La force du film provient de ce qu’il évite tout moralisme ou position de surplomb dans le regard qu’il pose sur ses personnages. Au contraire, il part du cliché pour mieux en creuser la profondeur, révéler les êtres dans toute leur complexité.
Les deux films qui suivront s’attachent à des êtres d’une grande sensibilité déployant des trésors de courage et d’inventivité pour sauvegarder les relations humaines.

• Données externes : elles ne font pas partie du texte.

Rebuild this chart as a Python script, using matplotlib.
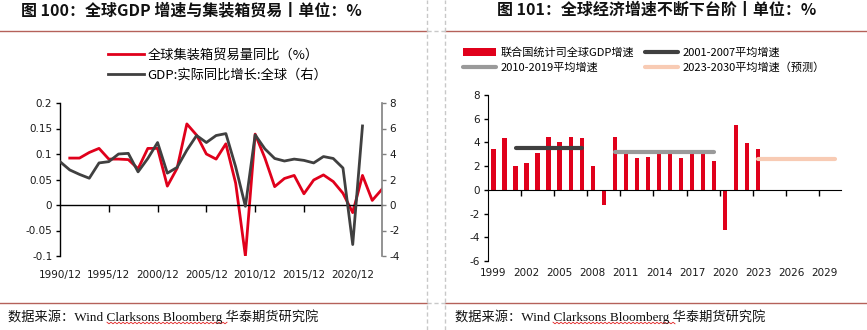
import numpy as np
import matplotlib
matplotlib.use('Agg')
import matplotlib.pyplot as plt
from matplotlib.lines import Line2D

plt.rcParams['font.family'] = ['Noto Sans CJK SC', 'DejaVu Sans']
plt.rcParams['axes.unicode_minus'] = False

# ---- left chart: container trade vs global GDP ----
trade_years = list(range(1991, 2024))
trade_yoy = [0.092, 0.092, 0.103, 0.111, 0.090, 0.090, 0.089, 0.071, 0.111, 0.111,
             0.037, 0.072, 0.159, 0.137, 0.100, 0.090, 0.120, 0.043, -0.100, 0.139,
             0.092, 0.036, 0.052, 0.058, 0.022, 0.049, 0.059, 0.046, 0.023, -0.015,
             0.058, 0.009, 0.031]
gdp_years = list(range(1990, 2022))
gdp_yoy = [3.4, 2.75, 2.4, 2.1, 3.3, 3.4, 4.0, 4.05, 2.6, 3.65,
           4.9, 2.5, 2.95, 4.3, 5.45, 4.9, 5.45, 5.6, 3.0, -0.1,
           5.5, 4.4, 3.65, 3.45, 3.6, 3.5, 3.3, 3.8, 3.65, 2.9,
           -3.1, 6.2]
left_xticks = [1990, 1995, 2000, 2005, 2010, 2015, 2020]
left_xlabels = ['1990/12', '1995/12', '2000/12', '2005/12', '2010/12', '2015/12', '2020/12']
left_yticks = [-0.1, -0.05, 0, 0.05, 0.1, 0.15, 0.2]
left_ylabels = ['-0.1', '-0.05', '0', '0.05', '0.1', '0.15', '0.2']
right_yticks = [-4, -2, 0, 2, 4, 6, 8]

# ---- right chart: world GDP growth ----
un_years = list(range(1999, 2031))
un_gdp = [3.44, 4.38, 2.0, 2.25, 3.1, 4.47, 4.04, 4.47, 4.38, 2.0,
          -1.31, 4.47, 3.36, 2.67, 2.76, 3.1, 3.1, 2.67, 3.25, 3.2,
          2.42, -3.36, 5.49, 3.95, 3.44, np.nan, np.nan, np.nan, np.nan, np.nan,
          np.nan, np.nan]
avg_labels = ['2001-2007平均增速', '2010-2019平均增速', '2023-2030平均增速（预测）']
avg_start = [2001, 2010, 2023]
avg_end = [2007, 2019, 2030]
avg_value = [3.55, 3.16, 2.58]
bar_yticks = [-6, -4, -2, 0, 2, 4, 6, 8]

RED = '#e0001b'
DARK = '#404040'
avg_colors = ['#404040', '#9a9a9a', '#f8cbb4']
TXT = '#1a1a1a'

W, H = 867, 330
fig = plt.figure(figsize=(W / 100, H / 100), dpi=100)


def box(l, t, r, b):
    return [l / W, 1 - b / H, (r - l) / W, (b - t) / H]


# ---------- left chart ----------
ax = fig.add_axes(box(60, 103, 382, 256))
ax2 = ax.twinx()
l1, = ax.plot(trade_years, trade_yoy, color=RED, lw=2, label='全球集装箱贸易量同比（%）')
l2, = ax2.plot(gdp_years, gdp_yoy, color=DARK, lw=2, label='GDP:实际同比增长:全球（右）')
ax.set_xlim(1990, 2023)
ax.set_ylim(-0.1, 0.2)
ax2.set_ylim(-4, 8)
for s in ['top', 'right']:
    ax.spines[s].set_visible(False)
for s in ['top', 'left']:
    ax2.spines[s].set_visible(False)
ax2.spines['bottom'].set_visible(False)
ax.spines['bottom'].set_position(('data', 0))
ax.spines['bottom'].set_linewidth(1)
ax.spines['left'].set_linewidth(1)
ax2.spines['right'].set_color('#808080')
ax2.spines['right'].set_linewidth(1.2)
ax.set_xticks(left_xticks[1:])
ax.tick_params(axis='x', direction='out', length=5, labelbottom=False, width=1)
ax.set_yticks(left_yticks)
ax.set_yticklabels(left_ylabels, family='DejaVu Sans', fontsize=7.5, color=TXT)
ax.tick_params(axis='y', direction='out', length=3, pad=2.5, width=1)
ax2.set_yticks(right_yticks)
ax2.set_yticklabels([str(v) for v in right_yticks], family='DejaVu Sans', fontsize=7.5, color=TXT)
ax2.tick_params(axis='y', direction='out', length=3, pad=2.5, color='#808080', width=1)
sx = ax.secondary_xaxis(0)
sx.set_xticks(left_xticks)
sx.set_xticklabels(left_xlabels, family='DejaVu Sans', fontsize=7.5, color=TXT)
sx.tick_params(length=0, pad=10)
sx.spines['bottom'].set_visible(False)
fig.legend(handles=[l1, l2], loc='upper left', bbox_to_anchor=(108 / W, 1 - 49 / H),
           frameon=False, fontsize=9.5, handlelength=2.7, handletextpad=0.3,
           labelspacing=0.5, borderpad=0, borderaxespad=0)

# ---------- right chart ----------
bx = fig.add_axes(box(488, 95, 841, 261))
idx = np.arange(len(un_years))
bars = bx.bar(idx, un_gdp, width=0.4, color=RED, label='联合国统计司全球GDP增速', zorder=2)
avg_lines = []
for lab, a, b, v, c in zip(avg_labels, avg_start, avg_end, avg_value, avg_colors):
    i0, i1 = un_years.index(a), un_years.index(b)
    ln, = bx.plot([i0, i1], [v, v], color=c, lw=3, solid_capstyle='round', label=lab, zorder=3)
    avg_lines.append(ln)
bx.set_xlim(-0.5, len(un_years) - 0.5)
bx.set_ylim(-6, 8)
for s in ['top', 'right']:
    bx.spines[s].set_visible(False)
bx.spines['bottom'].set_position(('data', 0))
bx.set_xticks(np.arange(2.5, len(un_years) - 1, 3))
bx.tick_params(axis='x', direction='out', length=4, labelbottom=False, width=1)
bx.set_yticks(bar_yticks)
bx.set_yticklabels([str(v) for v in bar_yticks], family='DejaVu Sans', fontsize=7.5, color=TXT)
bx.tick_params(axis='y', direction='out', length=3, pad=2.5, width=1)
sbx = bx.secondary_xaxis(0)
sbx.set_xticks(idx[::3])
sbx.set_xticklabels([str(y) for y in un_years[::3]], family='DejaVu Sans', fontsize=7.5, color=TXT)
sbx.tick_params(length=0, pad=5)
sbx.spines['bottom'].set_visible(False)
fig.legend(handles=[bars, avg_lines[1], avg_lines[0], avg_lines[2]], ncol=2,
           loc='upper left', bbox_to_anchor=(463 / W, 1 - 47 / H), frameon=False,
           fontsize=8, handlelength=3.0, handletextpad=0.35, labelspacing=0.4,
           columnspacing=1.0, borderpad=0, borderaxespad=0)

# ---------- titles, rules, footers ----------
fig.text(21 / W, 1 - 10 / H, '图 100：全球GDP 增速与集装箱贸易丨单位：%', fontsize=11.5,
         fontweight='bold', va='center', ha='left', color='#111111')
fig.text(497 / W, 1 - 10 / H, '图 101：全球经济增速不断下台阶丨单位：%', fontsize=11.5,
         fontweight='bold', va='center', ha='left', color='#111111')
rule = '#b5615a'
for y in [31, 303]:
    fig.add_artist(Line2D([0, 427 / W], [1 - y / H] * 2, color=rule, lw=1))
    fig.add_artist(Line2D([445 / W, 1], [1 - y / H] * 2, color=rule, lw=1))
    fig.add_artist(Line2D([427 / W, 445 / W], [1 - y / H] * 2, color='#c8c8c8', lw=1, ls=(0, (3, 2))))
for x in [427, 445]:
    fig.add_artist(Line2D([x / W] * 2, [0, 1], color='#c8c8c8', lw=1, ls=(0, (3, 2))))
src = '数据来源：Wind Clarksons Bloomberg 华泰期货研究院'
for x0, s0, s1 in [(8, 107, 228), (455, 553, 675)]:
    fig.text(x0 / W, 1 - 317 / H, src, fontsize=9.5, va='center', ha='left',
             family=['Liberation Serif', 'Noto Sans CJK SC'], color='#111111')
    xs = np.arange(s0, s1 + 1, 2)
    ys = 323 + np.where(np.arange(len(xs)) % 2 == 0, -0.8, 0.8)
    fig.add_artist(Line2D(xs / W, 1 - ys / H, color='#e02020', lw=0.6))

fig.savefig('out.png', dpi=100)
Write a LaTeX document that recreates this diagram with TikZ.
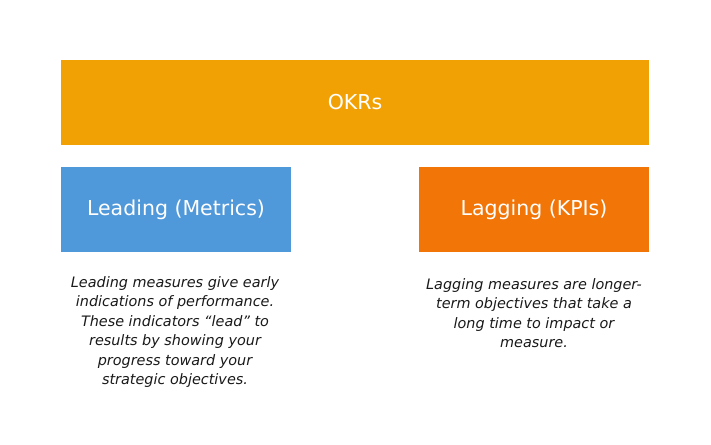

La vallée des fous de Xavier Beauvois. Le cinéma de Xavier Beauvois est parsemé de personnages pris dans un dilemme de vie qu’il soit moral ou existentiel, que ce soit avec Des hommes et des dieux en 2010 ou encore Albatros en 2020. Ses thématiques se fondent sur un décor souvent social et de fracture ou recomposition familiale, on pense aux Gardiennes en 2016. Et ce Jean-Paul pris à la gorge par ses soucis financiers et son alcoolisme ne déroge pas à la règle.
Interprété par un Jean-Paul Rouve qui donne tout, ce personnage de père plus que faillible mettant en place une idée saugrenue est avant tout touchant de réalisme, notamment en ce qui concerne l’addiction. On doit cette sensibilité à la caméra de Xavier Beauvois toujours à laisser son plan durer et utiliser judicieusement le silence comme un son de vérité entre ces personnages déchirés.
Crossing Istanbul de Levan Akin, deuxième long-métrage du réalisateur suédois aux origines géorgiennes, on se souvient du très beau Et puis nous danserons. Crossing Istanbul, nous offre une immersion surprenante dans le monde singulier de la communauté trans à Istanbul, vue du dehors avec cette prostitution généralisée et du dedans avec les déceptions amoureuses et le vécu émotionnel, en passant par les combats collectifs dans une société partagée entre tolérance, hypocrisie et condamnation. En prenant soin d’éviter les lieux communs et le pathos, en mêlant des trajectoires intimes à une histoire plus large. Une histoire de différences, de cultures, d’humanité.